*SUPPLIED MATERIAL*.
╔══

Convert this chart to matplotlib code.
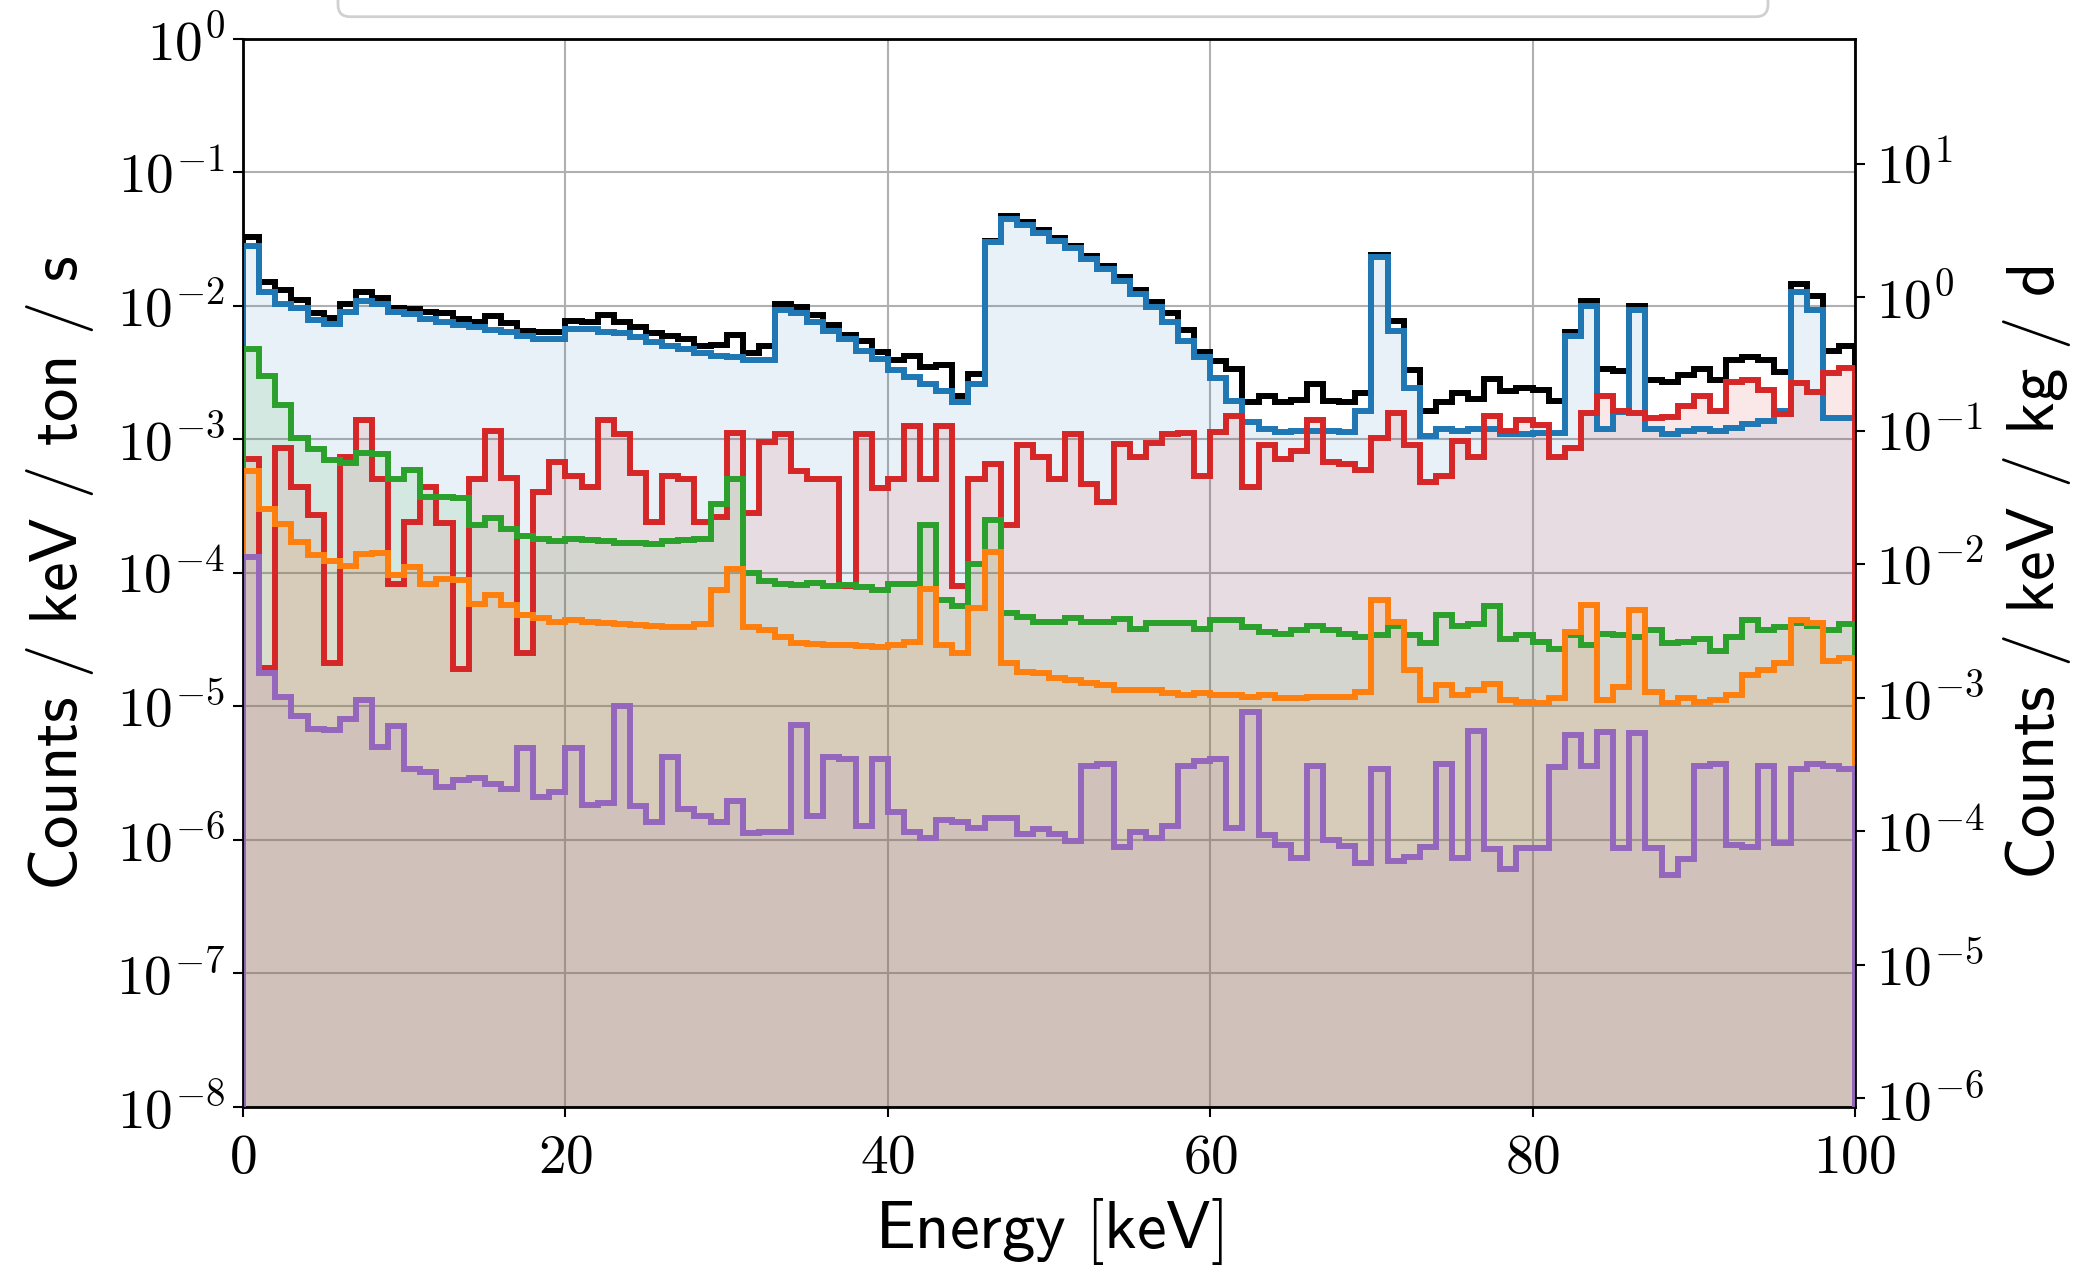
import numpy as np
import matplotlib
matplotlib.use("Agg")
import matplotlib.pyplot as plt
from matplotlib.patches import FancyBboxPatch
from matplotlib.ticker import FixedLocator, FuncFormatter, NullLocator

plt.rcParams['mathtext.fontset'] = 'cm'

# 1 keV bins, 0-100 keV
edges = np.arange(0, 101, 1)

total = [0.0325, 0.0151, 0.0130, 0.0111, 0.00875, 0.0081, 0.0102, 0.0126, 0.0115, 0.0096,
         0.0095, 0.0089, 0.0088, 0.0079, 0.0076, 0.0084, 0.0074, 0.0065, 0.0063, 0.0064,
         0.0077, 0.0076, 0.0085, 0.0076, 0.0069, 0.0062, 0.0059, 0.0056, 0.0050, 0.0051,
         0.0060, 0.0044, 0.0050, 0.0102, 0.0098, 0.0085, 0.0072, 0.0060, 0.0054, 0.0045,
         0.0039, 0.0042, 0.0035, 0.0036, 0.0021, 0.0031, 0.0306, 0.0467, 0.0422, 0.0367,
         0.0320, 0.0280, 0.0237, 0.0198, 0.0163, 0.0131, 0.0106, 0.0088, 0.0066, 0.0045,
         0.00387, 0.00333, 0.0019, 0.0021, 0.0019, 0.00198, 0.0026, 0.00194, 0.0019, 0.0022,
         0.0240, 0.0077, 0.0033, 0.00162, 0.0019, 0.0022, 0.0020, 0.0028, 0.0023, 0.0024,
         0.00232, 0.00193, 0.00636, 0.0108, 0.00333, 0.00323, 0.0099, 0.00278, 0.0027, 0.0030,
         0.00333, 0.00278, 0.0039, 0.0041, 0.0039, 0.0032, 0.0146, 0.0118, 0.0046, 0.0050]

blue = [0.0281, 0.0126, 0.0102, 0.0096, 0.0078, 0.0073, 0.0090, 0.0108, 0.0103, 0.0090,
        0.0086, 0.0080, 0.0076, 0.0072, 0.0069, 0.0066, 0.0064, 0.0059, 0.0056, 0.0056,
        0.0067, 0.0067, 0.0064, 0.0062, 0.0058, 0.0053, 0.0050, 0.0047, 0.0044, 0.0042,
        0.0041, 0.0039, 0.0039, 0.0093, 0.0088, 0.0075, 0.0065, 0.0056, 0.0046, 0.0040,
        0.0033, 0.0029, 0.0026, 0.0023, 0.0019, 0.0026, 0.0300, 0.0447, 0.0404, 0.0350,
        0.0306, 0.0268, 0.0224, 0.0187, 0.0154, 0.0122, 0.0097, 0.0076, 0.0054, 0.0041,
        0.00286, 0.00193, 0.00135, 0.00119, 0.00113, 0.00116, 0.00116, 0.00116, 0.00113, 0.00162,
        0.0230, 0.0065, 0.0024, 0.00106, 0.0012, 0.00116, 0.00119, 0.0012, 0.0011, 0.0011,
        0.00112, 0.00112, 0.0059, 0.0099, 0.00119, 0.0016, 0.0093, 0.00119, 0.00109, 0.00116,
        0.00119, 0.00116, 0.00122, 0.00129, 0.00138, 0.00162, 0.0126, 0.0093, 0.00143, 0.00143]

red = [0.00071, 1.95e-5, 0.000865, 0.00044, 0.000271, 2.1e-5, 0.000734, 0.00139, 0.0005, 8.3e-5,
       0.00024, 0.00044, 0.000235, 1.9e-5, 0.0005, 0.00116, 0.00051, 2.5e-5, 0.0004, 0.00067,
       0.00053, 0.00044, 0.00139, 0.0011, 0.00056, 0.00024, 0.00053, 0.0005, 0.00024, 0.00026,
       0.00112, 0.00028, 0.00095, 0.0011, 0.00058, 0.0005, 0.0005, 8e-5, 0.0011, 0.00043,
       0.0005, 0.00126, 0.0005, 0.00126, 7.9e-5, 0.0005, 0.00065, 0.000226, 0.00091, 0.00074,
       0.0005, 0.0011, 0.00046, 0.00034, 0.00092, 0.00073, 0.00094, 0.0011, 0.00112, 0.00053,
       0.00113, 0.0015, 0.00044, 0.00091, 0.00071, 0.00081, 0.00139, 0.00067, 0.00065, 0.00059,
       0.00102, 0.00156, 0.00091, 0.00048, 0.00053, 0.00097, 0.00074, 0.00148, 0.00116, 0.00139,
       0.00127, 0.00074, 0.00086, 0.00157, 0.0021, 0.00162, 0.00157, 0.00143, 0.00147, 0.00176,
       0.0021, 0.00162, 0.0027, 0.00278, 0.00233, 0.00155, 0.00262, 0.00226, 0.00313, 0.00343]

green = [0.0047, 0.00295, 0.00179, 0.00102, 0.00085, 0.00070, 0.00066, 0.00079, 0.00078, 0.00050,
         0.00059, 0.00037, 0.00037, 0.00036, 0.000226, 0.000257, 0.000213, 0.000188, 0.000180, 0.000172,
         0.000180, 0.000177, 0.000172, 0.000167, 0.000168, 0.000165, 0.000172, 0.000176, 0.000180, 0.000325,
         0.00050, 0.000100, 8.6e-5, 8.2e-5, 8.1e-5, 8.4e-5, 7.9e-5, 8.1e-5, 7.8e-5, 7.4e-5,
         8.3e-5, 8.3e-5, 0.000226, 6.2e-5, 5.6e-5, 0.000116, 0.000248, 5.0e-5, 4.7e-5, 4.3e-5,
         4.3e-5, 4.6e-5, 4.3e-5, 4.3e-5, 4.5e-5, 3.8e-5, 4.2e-5, 4.2e-5, 4.2e-5, 3.8e-5,
         4.4e-5, 4.4e-5, 3.9e-5, 3.6e-5, 3.5e-5, 3.7e-5, 4.0e-5, 3.7e-5, 3.5e-5, 3.3e-5,
         3.4e-5, 4.0e-5, 3.4e-5, 3.0e-5, 4.8e-5, 4.0e-5, 4.1e-5, 5.6e-5, 3.2e-5, 3.4e-5,
         3.05e-5, 2.7e-5, 3.4e-5, 2.9e-5, 3.5e-5, 3.4e-5, 3.3e-5, 3.7e-5, 3.0e-5, 3.05e-5,
         3.2e-5, 2.6e-5, 3.3e-5, 4.4e-5, 3.7e-5, 3.9e-5, 4.2e-5, 4.0e-5, 3.7e-5, 4.1e-5]

orange = [0.000577, 0.000302, 0.000233, 0.000170, 0.000136, 0.000122, 0.000113, 0.000139, 0.000140, 9.7e-5,
          0.000110, 8.3e-5, 9.0e-5, 8.9e-5, 5.8e-5, 6.8e-5, 5.7e-5, 4.8e-5, 4.6e-5, 4.3e-5,
          4.4e-5, 4.3e-5, 4.2e-5, 4.1e-5, 4.05e-5, 4.0e-5, 3.95e-5, 3.9e-5, 4.1e-5, 7.4e-5,
          0.000106, 3.9e-5, 3.7e-5, 3.3e-5, 3.0e-5, 2.95e-5, 2.9e-5, 2.9e-5, 2.85e-5, 2.8e-5,
          2.9e-5, 3.05e-5, 7.6e-5, 2.9e-5, 2.5e-5, 5.4e-5, 0.000144, 2.1e-5, 1.82e-5, 1.77e-5,
          1.62e-5, 1.58e-5, 1.49e-5, 1.45e-5, 1.32e-5, 1.32e-5, 1.32e-5, 1.25e-5, 1.22e-5, 1.25e-5,
          1.22e-5, 1.22e-5, 1.18e-5, 1.22e-5, 1.15e-5, 1.15e-5, 1.18e-5, 1.18e-5, 1.18e-5, 1.28e-5,
          6.25e-5, 4.3e-5, 1.87e-5, 1.12e-5, 1.45e-5, 1.22e-5, 1.33e-5, 1.48e-5, 1.12e-5, 1.07e-5,
          1.06e-5, 1.15e-5, 3.6e-5, 5.7e-5, 1.11e-5, 1.4e-5, 5.25e-5, 1.28e-5, 1.05e-5, 1.15e-5,
          1.08e-5, 1.11e-5, 1.22e-5, 1.71e-5, 1.87e-5, 2.1e-5, 4.4e-5, 4.2e-5, 2.2e-5, 2.3e-5]

purple = [1.32e-4, 1.77e-5, 1.18e-5, 8.4e-6, 6.8e-6, 6.7e-6, 8.0e-6, 1.11e-5, 5.0e-6, 7.1e-6,
          3.4e-6, 3.2e-6, 2.5e-6, 2.8e-6, 2.9e-6, 2.6e-6, 2.4e-6, 4.85e-6, 2.1e-6, 2.3e-6,
          4.9e-6, 1.83e-6, 1.9e-6, 1.0e-5, 1.8e-6, 1.35e-6, 4.2e-6, 1.7e-6, 1.5e-6, 1.35e-6,
          1.97e-6, 1.12e-6, 1.15e-6, 1.14e-6, 7.2e-6, 1.5e-6, 4.2e-6, 4.0e-6, 1.27e-6, 4.0e-6,
          1.63e-6, 1.15e-6, 1.03e-6, 1.41e-6, 1.35e-6, 1.22e-6, 1.45e-6, 1.45e-6, 1.1e-6, 1.2e-6,
          1.1e-6, 9.8e-7, 3.6e-6, 3.7e-6, 8.9e-7, 1.15e-6, 1.03e-6, 1.26e-6, 3.6e-6, 3.9e-6,
          4.0e-6, 1.22e-6, 9.1e-6, 1.09e-6, 9.2e-7, 7.3e-7, 3.6e-6, 1.0e-6, 9.0e-7, 6.7e-7,
          3.4e-6, 6.9e-7, 7.5e-7, 8.9e-7, 3.7e-6, 7.3e-7, 6.5e-6, 8.5e-7, 6.0e-7, 8.7e-7,
          8.7e-7, 3.5e-6, 6.1e-6, 3.6e-6, 6.4e-6, 8.7e-7, 6.3e-6, 8.7e-7, 5.5e-7, 7.2e-7,
          3.6e-6, 3.7e-6, 9.2e-7, 8.8e-7, 3.6e-6, 9.4e-7, 3.4e-6, 3.7e-6, 3.6e-6, 3.4e-6]

ymin, ymax = 1e-8, 1.0
to_kg_day = 86400 / 1000.0   # ton/s -> kg/d

fig = plt.figure(figsize=(20.81, 12.67), dpi=100)
ax = fig.add_axes([0.1168, 0.1263, 0.7746, 0.8433])
ax.set_yscale('log')

components = [(blue, 'tab:blue'), (red, 'tab:red'), (green, 'tab:green'),
              (orange, 'tab:orange'), (purple, 'tab:purple')]

for vals, col in components:
    ax.stairs(vals, edges, baseline=ymin, fill=True, color=col, alpha=0.1, lw=0)

lw = 4.3
ax.stairs(total, edges, baseline=ymin, color='black', lw=lw, zorder=3)
for vals, col in [(blue, 'tab:blue'), (red, 'tab:red'), (green, 'tab:green'),
                  (orange, 'tab:orange'), (purple, 'tab:purple')]:
    ax.stairs(vals, edges, baseline=ymin, color=col, lw=lw, zorder=3)

ax.set_xlim(0, 100)
ax.set_ylim(ymin, ymax)
ax.set_axisbelow(True)
ax.grid(True, color='#b0b0b0', lw=1.5)

ax.xaxis.set_major_locator(FixedLocator([0, 20, 40, 60, 80, 100]))
ax.xaxis.set_major_formatter(FuncFormatter(lambda v, p: r'$%d$' % v))
ax.yaxis.set_major_locator(FixedLocator([10.0 ** k for k in range(-8, 1)]))
ax.yaxis.set_minor_locator(NullLocator())
logfmt = FuncFormatter(lambda v, p: r'$10^{%d}$' % int(round(np.log10(v))))
ax.yaxis.set_major_formatter(logfmt)
ax.tick_params(labelsize=40, width=1.5, length=7, pad=6)
ax.tick_params(axis='x', pad=10)

for s in ax.spines.values():
    s.set_linewidth(2)

ax2 = ax.twinx()
ax2.set_yscale('log')
ax2.set_ylim(ymin * to_kg_day, ymax * to_kg_day)
ax2.yaxis.set_major_locator(FixedLocator([10.0 ** k for k in range(-6, 2)]))
ax2.yaxis.set_minor_locator(NullLocator())
ax2.yaxis.set_major_formatter(logfmt)
ax2.tick_params(labelsize=40, width=1.5, length=7, pad=8)

ax.set_xlabel(r'$\mathsf{Energy\ [keV]}$', fontsize=48, labelpad=8)
ax.set_ylabel(r'$\mathsf{Counts\ /\ keV\ /\ ton\ /\ s}$', fontsize=48, labelpad=14)
ax2.set_ylabel(r'$\mathsf{Counts\ /\ keV\ /\ kg\ /\ d}$', fontsize=48, labelpad=12)

# legend frame sitting above the plot (its entries fall outside the canvas)
frame = FancyBboxPatch((3.38, 12.503), 14.30, 1.0,
                       boxstyle='round,pad=0,rounding_size=0.12',
                       transform=fig.dpi_scale_trans, facecolor='white',
                       edgecolor='#d0d0d0', lw=2)
fig.patches.append(frame)

fig.savefig('out.png', dpi=100)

╚══

*EXERCISE DIRECTIONS*. Repeat the lines above, starting at the first and stopping after the line that holds "edges = np.arange(0, 101, 1)", with the pictures left out.

*IN RESPONSE*.
Convert this chart to matplotlib code.
import numpy as np
import matplotlib
matplotlib.use("Agg")
import matplotlib.pyplot as plt
from matplotlib.patches import FancyBboxPatch
from matplotlib.ticker import FixedLocator, FuncFormatter, NullLocator

plt.rcParams['mathtext.fontset'] = 'cm'

# 1 keV bins, 0-100 keV
edges = np.arange(0, 101, 1)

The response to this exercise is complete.